-- Aim --
Take the lines from the top down to and including the one with "(0,0) rectangle (722,1617);" and repeat them exactly. Omit images.

-- Material provided --
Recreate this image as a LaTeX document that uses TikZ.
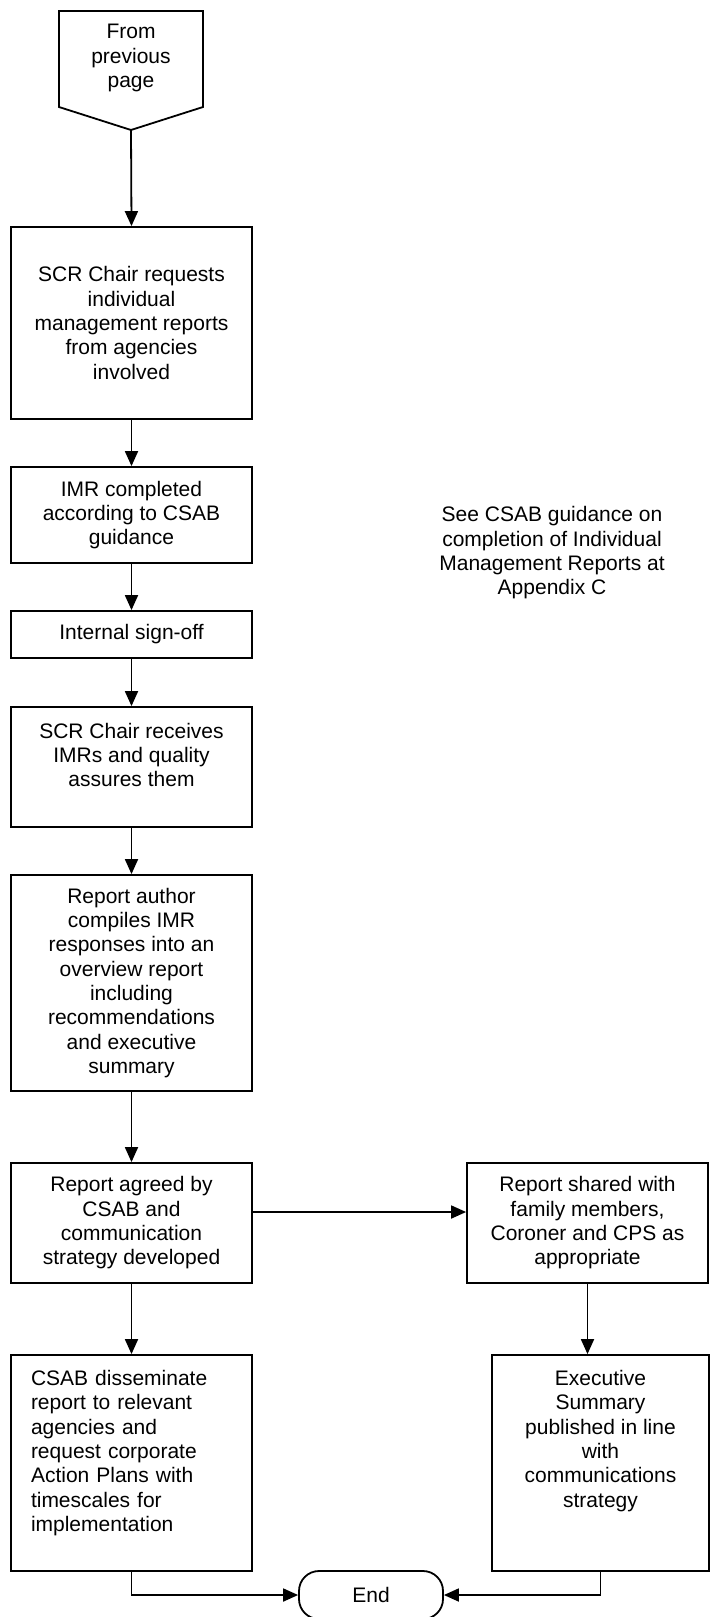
\documentclass[tikz,border=0pt]{standalone}
\usepackage{fontspec}
\setmainfont{Liberation Sans}
\usetikzlibrary{arrows.meta}
\begin{document}
\begin{tikzpicture}[x=1pt,y=-1pt,
  every node/.style={font=\fontsize{21pt}{24.3pt}\selectfont},
  stepbox/.style={draw, line width=1.8pt, inner sep=0pt, align=center},
  link/.style={line width=1.8pt, -{Triangle[length=15pt,width=13pt]}},
  leftcol/.style={stepbox, minimum width=241pt},
]
\useasboundingbox (0,0) rectangle (722,1617);

% off-page connector at the top
\draw[line width=1.8pt, line join=miter] (59,11) -- (203,11) -- (203,107) -- (131,130) -- (59,107) -- cycle;
\node[align=center] (from) at (131,58) {From\\previous\\page};
\coordinate (fromtip) at (131,130);

% main column
\node[leftcol, minimum height=192pt] (b1) at (131.5,323)
  {SCR Chair requests\\individual\\management reports\\from agencies\\involved};
\node[leftcol, minimum height=96pt] (b2) at (131.5,515)
  {IMR completed\\according to CSAB\\guidance};
\node[leftcol, minimum height=47pt] (b3) at (131.5,634.5)
  {Internal sign-off};
\node[leftcol, minimum height=120pt] (b4) at (131.5,767)
  {SCR Chair receives\\IMRs and quality\\assures them\\\mbox{}};
\node[leftcol, minimum height=216pt] (b5) at (131.5,983)
  {Report author\\compiles IMR\\responses into an\\overview report\\including\\recommendations\\and executive\\summary};
\node[leftcol, minimum height=120pt] (b6) at (131.5,1223)
  {Report agreed by\\CSAB and\\communication\\strategy developed};
\node[leftcol, minimum height=216pt, text width=201pt, align=left] (b7) at (131.5,1463)
  {CSAB disseminate\\report to relevant\\agencies and\\request corporate\\Action Plans with\\timescales for\\implementation\\\mbox{}};

% right column
\node[stepbox, minimum width=241pt, minimum height=120pt] (r1) at (587.5,1223)
  {Report shared with\\family members,\\Coroner and CPS as\\appropriate};
\node[stepbox, minimum width=217pt, minimum height=216pt] (r2) at (600.5,1463)
  {Executive\\Summary\\published in line\\with\\communications\\strategy\\\mbox{}\\\mbox{}};

% terminator
\node[draw, line width=1.8pt, rounded corners=20pt, minimum width=144pt, minimum height=48pt, inner sep=0pt] (end) at (371,1595) {End};

% side note
\node[align=center] (note) at (552,553) {See CSAB guidance on\\completion of Individual\\Management Reports at\\Appendix C};

% connectors
\draw[link] (fromtip) -- (b1.north);
\draw[link] (b1.south) -- (b2.north);
\draw[link] (b2.south) -- (b3.north);
\draw[link] (b3.south) -- (b4.north);
\draw[link] (b4.south) -- (b5.north);
\draw[link] (b5.south) -- (b6.north);
\draw[link] (b6.south) -- (b7.north);
\draw[link] ([yshift=11pt]b6.east) -- ([yshift=11pt]r1.west);
\draw[link] (r1.south) -- (r1.south |- r2.north);
\draw[link] (b7.south) |- (end.west);
\draw[link] (r2.south) |- (end.east);
\end{tikzpicture}
\end{document}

-- Finished exercise --
Recreate this image as a LaTeX document that uses TikZ.
\documentclass[tikz,border=0pt]{standalone}
\usepackage{fontspec}
\setmainfont{Liberation Sans}
\usetikzlibrary{arrows.meta}
\begin{document}
\begin{tikzpicture}[x=1pt,y=-1pt,
  every node/.style={font=\fontsize{21pt}{24.3pt}\selectfont},
  stepbox/.style={draw, line width=1.8pt, inner sep=0pt, align=center},
  link/.style={line width=1.8pt, -{Triangle[length=15pt,width=13pt]}},
  leftcol/.style={stepbox, minimum width=241pt},
]
\useasboundingbox (0,0) rectangle (722,1617);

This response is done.